The end seems to hint at further adventures of Moominpappa yet to be revealed. At least, one can hardly help wanting more!

The Shadow World
by Jane Johnson
Recommended Age: 10+

In Book Two of "The Eidolon Chronicles," not only Ben Arnold but his whole family plunge into the "Secret Country" of Eidolon, where Ben's mother is Queen Isadora, Ben's sisters are Princesses, and Ben himself is a Prince. To begin, the Queen returns to her troubled and blighted land, hoping to gather enough supporters to drive out the towering, dog-headed villain known as the Dodman. She brings with her the infant Princess Alice, whose precocious mind is immediately enlivened by the magic of Eidolon. But Ben's resentful older sister Ellie follows them in and is soon captured by the Dodman. Ben and his entirely non-magical father go after her and end up in trouble of their own. In short order, the family is scattered across this magical kingdom, struggling against the forces of evil on several fronts, and aided in their quest by a talking cat, a centaur, a mermaid, dragons, selkies, fairies, and other amazing creatures - including a couple of terrifyingly big and powerful ones.

It is hard not to share the royal family's discouragement as they find their world, their kingdom, dying under the Dodman's evil, vampirelike abuse; filled with resentful and uncooperative creatures who blame the Queen for abandoning them; and loaded with scary dangers and appalling cruelty. But the Dodman has a weakness, and it isn't just the low class of minion he is forced to put up with (stupid giants and goblins, for instance). Like a certain Harry Potter foe who shall not be named, he is missing something that the Arnold family has aplenty, and that transforms the creatures around them - selfish, cowardly, and even monstrous creatures - into willing allies and devoted friends.
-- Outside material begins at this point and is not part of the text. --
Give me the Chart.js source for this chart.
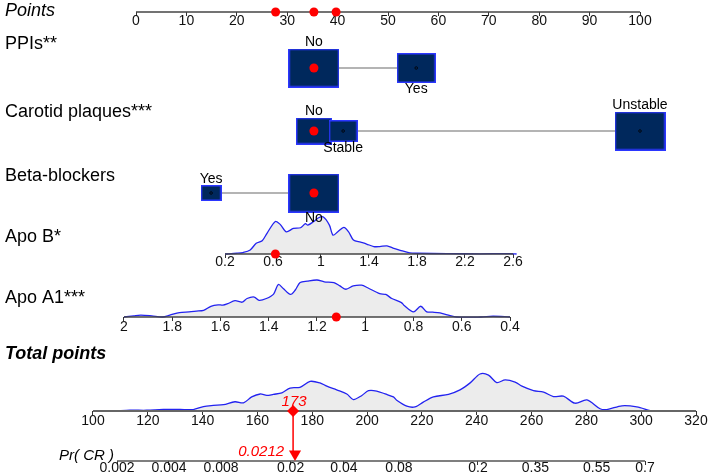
<!DOCTYPE html>
<html>
<head>
<meta charset="utf-8">
<script src="https://cdn.jsdelivr.net/npm/chart.js@4.4.1/dist/chart.umd.min.js"></script>
<style>
  html, body { margin: 0; padding: 0; background: #fff; }
  canvas { display: block; }
</style>
</head>
<body>
<canvas id="nomo" width="708" height="474"></canvas>
<script>
// ---- values ----
const pointTicks = [0, 10, 20, 30, 40, 50, 60, 70, 80, 90, 100];

const ppiLevels = ["No", "Yes"];
const ppiPoints = [35.3, 55.6];
const ppiShare = [0.63, 0.37];

const carotidLevels = ["No", "Stable", "Unstable"];
const carotidPoints = [35.3, 41.1, 100];
const carotidShare = [0.27, 0.18, 0.55];

const betaLevels = ["Yes", "No"];
const betaPoints = [14.9, 35.3];
const betaShare = [0.15, 0.85];

const apoBTicks = [0.2, 0.6, 1, 1.4, 1.8, 2.2, 2.6];
const apoBGrid = [0.2, 0.3, 0.35, 0.41, 0.46, 0.51, 0.55, 0.62, 0.66, 0.71, 0.77, 0.83, 0.87, 0.89, 0.94, 0.98, 1.02, 1.07, 1.1, 1.14, 1.19, 1.23, 1.27, 1.33, 1.38, 1.44, 1.49, 1.55, 1.6, 1.66, 1.74, 1.8, 2.05, 2.32, 2.57, 2.63];
const apoBDensity = [0, 0.02, 0.04, 0.11, 0.29, 0.36, 0.56, 0.88, 0.8, 0.6, 0.69, 0.71, 0.82, 0.78, 0.88, 0.98, 1, 0.78, 0.51, 0.6, 0.72, 0.6, 0.38, 0.32, 0.27, 0.2, 0.2, 0.22, 0.16, 0.1, 0.03, 0.02, 0.01, 0.005, 0.01, 0];

const apoA1Ticks = [2, 1.8, 1.6, 1.4, 1.2, 1, 0.8, 0.6, 0.4];
const apoA1Grid = [2, 1.96, 1.93, 1.885, 1.84, 1.81, 1.77, 1.73, 1.7, 1.67, 1.64, 1.61, 1.59, 1.57, 1.54, 1.51, 1.49, 1.46, 1.44, 1.41, 1.38, 1.36, 1.34, 1.31, 1.29, 1.27, 1.24, 1.2, 1.17, 1.13, 1.105, 1.08, 1.05, 1.015, 0.99, 0.94, 0.915, 0.89, 0.85, 0.84, 0.8, 0.77, 0.745, 0.72, 0.69, 0.66, 0.62, 0.52, 0.47, 0.4];
const apoA1Density = [0, 0.03, 0.05, 0.03, 0, 0.05, 0.12, 0.14, 0.16, 0.18, 0.29, 0.33, 0.32, 0.36, 0.44, 0.4, 0.5, 0.54, 0.45, 0.5, 0.62, 0.88, 0.77, 0.61, 0.73, 0.93, 0.97, 1, 0.95, 0.93, 0.84, 0.75, 0.84, 0.86, 0.79, 0.63, 0.61, 0.5, 0.39, 0.32, 0.14, 0.29, 0.14, 0.13, 0.11, 0.06, 0, 0, 0.02, 0];

const totalTicks = [100, 120, 140, 160, 180, 200, 220, 240, 260, 280, 300, 320];
const totalGrid = [108.6, 113.5, 119.6, 125.7, 131.8, 136.6, 140.3, 143.9, 147.6, 151.8, 154.9, 157.9, 161, 163.4, 165.8, 168.9, 171.9, 175.5, 179.2, 182.8, 185.3, 188.9, 192.6, 195, 198.1, 200.5, 203.5, 206.6, 209.6, 210.8, 214.5, 217.5, 220.5, 224.2, 229.7, 233.9, 237.6, 241.2, 244.3, 247.3, 250.4, 254, 256.5, 260.7, 264.4, 268, 271.6, 275.9, 280.2, 285, 287.5, 293, 298.4, 303.3, 304.5];
const totalDensity = [0, 0.02, 0.02, 0.04, 0.04, 0.04, 0.12, 0.15, 0.17, 0.25, 0.22, 0.38, 0.46, 0.42, 0.45, 0.49, 0.62, 0.64, 0.8, 0.76, 0.67, 0.57, 0.46, 0.31, 0.42, 0.55, 0.54, 0.46, 0.38, 0.29, 0.13, 0.11, 0.24, 0.38, 0.45, 0.57, 0.76, 1, 0.97, 0.77, 0.84, 0.78, 0.67, 0.55, 0.51, 0.39, 0.4, 0.21, 0.3, 0.06, 0.04, 0.14, 0.11, 0.01, 0];

const prTicks = [0.002, 0.004, 0.008, 0.02, 0.04, 0.08, 0.2, 0.35, 0.55, 0.7];
const prTickLabels = ["0.002", "0.004", "0.008", "0.02", "0.04", "0.08", "0.2", "0.35", "0.55", "0.7"];

// the patient marked in red
const chosen = { ppi: "No", carotid: "No", beta: "No" };
const chosenApoB = 0.62;
const chosenApoA1 = 1.12;
const chosenPoints = [27.7, 35.3, 39.7];
const chosenTotal = 173;
const chosenPr = 0.0212;

// ---- layout / style ----
const W = 708, H = 474;
const rowY = { points: 12, ppi: 68, carotid: 131, beta: 193, apoB: 254, apoA1: 317, total: 411, pr: 461 };
const densityPeak = 37;
const boxMaxW = 51, boxMaxH = 38.5;
const RED = "#ff0000", BLUE = "#2323f0", NAVY = "#00285c", EDGE = "#2b36ff";
const FONT = "'Liberation Sans', Arial, Helvetica, sans-serif";

const logit = p => Math.log(p / (1 - p));

// linear x range so value v0 sits at pixel p0 and v1 at p1
function xSpan(v0, p0, v1, p1) {
  const k = (p1 - p0) / (v1 - v0);
  const a = v0 - p0 / k, b = v0 + (W - p0) / k;
  return k > 0 ? { min: a, max: b } : { min: b, max: a, reverse: true };
}
// density y range: 0 on the axis line, 1 at the peak height
function ySpan(p0) {
  return { type: "linear", display: false, min: -(H - p0) / densityPeak, max: p0 / densityPeak };
}

function axis(span, y, ticks, label, pad) {
  return Object.assign({
    type: "linear", axis: "x", position: { y: y }, bounds: "data",
    afterBuildTicks: s => { s.ticks = ticks.map(v => ({ value: v })); },
    grid: { drawOnChartArea: false, drawTicks: true, tickLength: 4, color: "#333", lineWidth: 1 },
    border: { display: false },
    ticks: {
      autoSkip: false, maxRotation: 0, minRotation: 0, padding: pad,
      color: "#111", font: { family: FONT, size: 14 },
      callback: label || (v => String(Number(v.toFixed(4))))
    }
  }, span);
}

// box image sized by the level's share within its row
function boxSize(share, i) {
  const f = Math.sqrt(share[i] / Math.max(...share));
  return { w: Math.round(boxMaxW * f), h: Math.round(boxMaxH * f) };
}
function boxImage(w, h) {
  const c = document.createElement("canvas");
  c.width = w; c.height = h;
  const g = c.getContext("2d");
  g.fillStyle = NAVY;
  g.fillRect(0, 0, w, h);
  g.strokeStyle = EDGE;
  g.lineWidth = 1.5;
  g.strokeRect(0.75, 0.75, w - 1.5, h - 1.5);
  return c;
}

const datasets = [];

function axisLine(xID, ticks, y, color, width) {
  datasets.push({
    type: "line", xAxisID: xID, yAxisID: "y",
    data: [{ x: ticks[0], y: y }, { x: ticks[ticks.length - 1], y: y }],
    borderColor: color, borderWidth: width, pointRadius: 0, order: 11
  });
}

function catRow(levels, pts, share, y, pick) {
  datasets.push({
    type: "line", xAxisID: "x", yAxisID: "y",
    data: [{ x: Math.min(...pts), y: y }, { x: Math.max(...pts), y: y }],
    borderColor: "#b4b4b4", borderWidth: 2, pointRadius: 0, order: 9
  });
  datasets.push({
    type: "scatter", xAxisID: "x", yAxisID: "y",
    data: pts.map(p => ({ x: p, y: y })),
    pointStyle: levels.map((l, i) => { const s = boxSize(share, i); return boxImage(s.w, s.h); }),
    pointRadius: 1, order: 8
  });
  const others = pts.filter((p, i) => levels[i] !== pick);
  datasets.push({
    type: "scatter", xAxisID: "x", yAxisID: "y",
    data: others.map(p => ({ x: p, y: y })),
    pointRadius: 1.3, pointBorderWidth: 0.8, pointBorderColor: "#000", pointBackgroundColor: NAVY, order: 7
  });
  datasets.push({
    type: "scatter", xAxisID: "x", yAxisID: "y",
    data: [{ x: pts[levels.indexOf(pick)], y: y }],
    pointRadius: 4.5, pointBorderWidth: 0, pointBackgroundColor: RED, order: 2
  });
}

function densityRow(xID, yID, grid, dens) {
  datasets.push({
    type: "line", xAxisID: xID, yAxisID: yID,
    data: grid.map((g, i) => ({ x: g, y: dens[i] })),
    borderColor: BLUE, borderWidth: 1.3, backgroundColor: "#ececec",
    fill: "origin", pointRadius: 0, tension: 0.3, order: 12
  });
}

// axes lines
axisLine("x", pointTicks, rowY.points, "#444", 1.3);
axisLine("xb", apoBTicks, rowY.apoB, "#444", 1.3);
axisLine("xa", apoA1Ticks, rowY.apoA1, "#444", 1.3);
axisLine("xt", totalTicks, rowY.total, "#666", 2);
axisLine("xp", prTicks.map(logit), rowY.pr, "#555", 1.5);

// points axis red marks
datasets.push({
  type: "scatter", xAxisID: "x", yAxisID: "y",
  data: chosenPoints.map(p => ({ x: p, y: rowY.points })),
  pointRadius: 4.5, pointBorderWidth: 0, pointBackgroundColor: RED, order: 2
});

catRow(ppiLevels, ppiPoints, ppiShare, rowY.ppi, chosen.ppi);
catRow(carotidLevels, carotidPoints, carotidShare, rowY.carotid, chosen.carotid);
catRow(betaLevels, betaPoints, betaShare, rowY.beta, chosen.beta);

densityRow("xb", "yb", apoBGrid, apoBDensity);
densityRow("xa", "ya", apoA1Grid, apoA1Density);
densityRow("xt", "yt", totalGrid, totalDensity);

datasets.push({
  type: "scatter", xAxisID: "xb", yAxisID: "y",
  data: [{ x: chosenApoB, y: rowY.apoB }],
  pointRadius: 4.5, pointBorderWidth: 0, pointBackgroundColor: RED, order: 2
});
datasets.push({
  type: "scatter", xAxisID: "xa", yAxisID: "y",
  data: [{ x: chosenApoA1, y: rowY.apoA1 }],
  pointRadius: 4.5, pointBorderWidth: 0, pointBackgroundColor: RED, order: 2
});

// total points -> probability
datasets.push({
  type: "line", xAxisID: "xt", yAxisID: "y",
  data: [{ x: chosenTotal, y: rowY.total }, { x: chosenTotal, y: rowY.pr - 9 }],
  borderColor: RED, borderWidth: 1.5, pointRadius: 0, order: 3
});
datasets.push({
  type: "scatter", xAxisID: "xt", yAxisID: "y",
  data: [{ x: chosenTotal, y: rowY.total }],
  pointStyle: "rectRot", pointRadius: 6, pointBorderWidth: 0, pointBackgroundColor: RED, order: 1
});
datasets.push({
  type: "scatter", xAxisID: "xp", yAxisID: "y",
  data: [{ x: logit(chosenPr), y: rowY.pr - 7 }],
  pointStyle: "triangle", pointRotation: 180, pointRadius: 7, pointBorderWidth: 0, pointBackgroundColor: RED, order: 1
});

const titles = [
  { text: "Points", y: 11, font: "italic 18px " + FONT },
  { text: "PPIs**", y: 44, font: "18px " + FONT },
  { text: "Carotid plaques***", y: 112, font: "18px " + FONT },
  { text: "Beta-blockers", y: 176, font: "18px " + FONT },
  { text: "Apo B*", y: 237, font: "18px " + FONT },
  { text: "Apo A1***", y: 298, font: "18px " + FONT },
  { text: "Total points", y: 354, font: "italic bold 18px " + FONT }
];

const catRows = [
  { levels: ppiLevels, pts: ppiPoints, share: ppiShare, y: rowY.ppi },
  { levels: carotidLevels, pts: carotidPoints, share: carotidShare, y: rowY.carotid },
  { levels: betaLevels, pts: betaPoints, share: betaShare, y: rowY.beta }
];

const textPlugin = {
  id: "nomoText",
  afterDatasetsDraw(chart) {
    const ctx = chart.ctx;
    const sx = chart.scales.x, st = chart.scales.xt;
    ctx.save();
    ctx.textBaseline = "middle";
    ctx.fillStyle = "#000";
    ctx.textAlign = "left";
    titles.forEach(t => {
      ctx.font = t.font;
      ctx.fillText(t.text, 5, t.y);
    });
    ctx.font = "italic 15px " + FONT;
    ctx.textAlign = "right";
    ctx.fillText("Pr( CR )", 114, 456);

    // level names above / below their boxes
    ctx.font = "14px " + FONT;
    ctx.textAlign = "center";
    catRows.forEach(r => {
      r.levels.forEach((lv, i) => {
        const s = boxSize(r.share, i);
        const y = i % 2 ? r.y + s.h / 2 + 6 : r.y - s.h / 2 - 6;
        ctx.fillText(lv, sx.getPixelForValue(r.pts[i]), y);
      });
    });

    // red readouts
    ctx.fillStyle = RED;
    ctx.font = "italic 15px " + FONT;
    const tx = st.getPixelForValue(chosenTotal);
    ctx.fillText(String(chosenTotal), tx + 1, rowY.total - 9);
    ctx.textAlign = "right";
    ctx.fillText(String(chosenPr), tx - 9, rowY.pr - 9);
    ctx.restore();
  }
};

new Chart(document.getElementById("nomo"), {
  type: "scatter",
  data: { datasets: datasets },
  options: {
    responsive: false,
    animation: false,
    devicePixelRatio: 1,
    events: [],
    layout: { padding: 0, autoPadding: false },
    plugins: { legend: { display: false }, tooltip: { enabled: false } },
    scales: {
      y: { type: "linear", display: false, min: 0, max: H, reverse: true },
      yb: ySpan(rowY.apoB),
      ya: ySpan(rowY.apoA1),
      yt: ySpan(rowY.total),
      x: axis(xSpan(0, 136, 100, 640), rowY.points, pointTicks, null, -3),
      xb: axis(xSpan(0.2, 225, 2.6, 513), rowY.apoB, apoBTicks, null, -4),
      xa: axis(xSpan(2, 124, 0.4, 510), rowY.apoA1, apoA1Ticks, null, -2),
      xt: axis(xSpan(100, 93, 320, 696), rowY.total, totalTicks, null, -2),
      xp: axis(xSpan(logit(0.002), 117, logit(0.7), 645), rowY.pr, prTicks.map(logit), (v, i) => prTickLabels[i], -5)
    }
  },
  plugins: [textPlugin]
});
</script>
</body>
</html>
Here is a thrilling and heartwarming young-readers' adventure by an author who writes adult fiction under the names Gabriel King and Jude Fischer, and who, for some time, edited the works of J. R. R. Tolkien. It has fiendish villains (several of them), an adorable cat named Iggy, a few blushes of young love, and a climax that might be called hair-raising if it weren't so very, very wet. And if the ending leaves you hungry for more, take heart: the third book in this series is now available, and it is titled Dragon's Fire.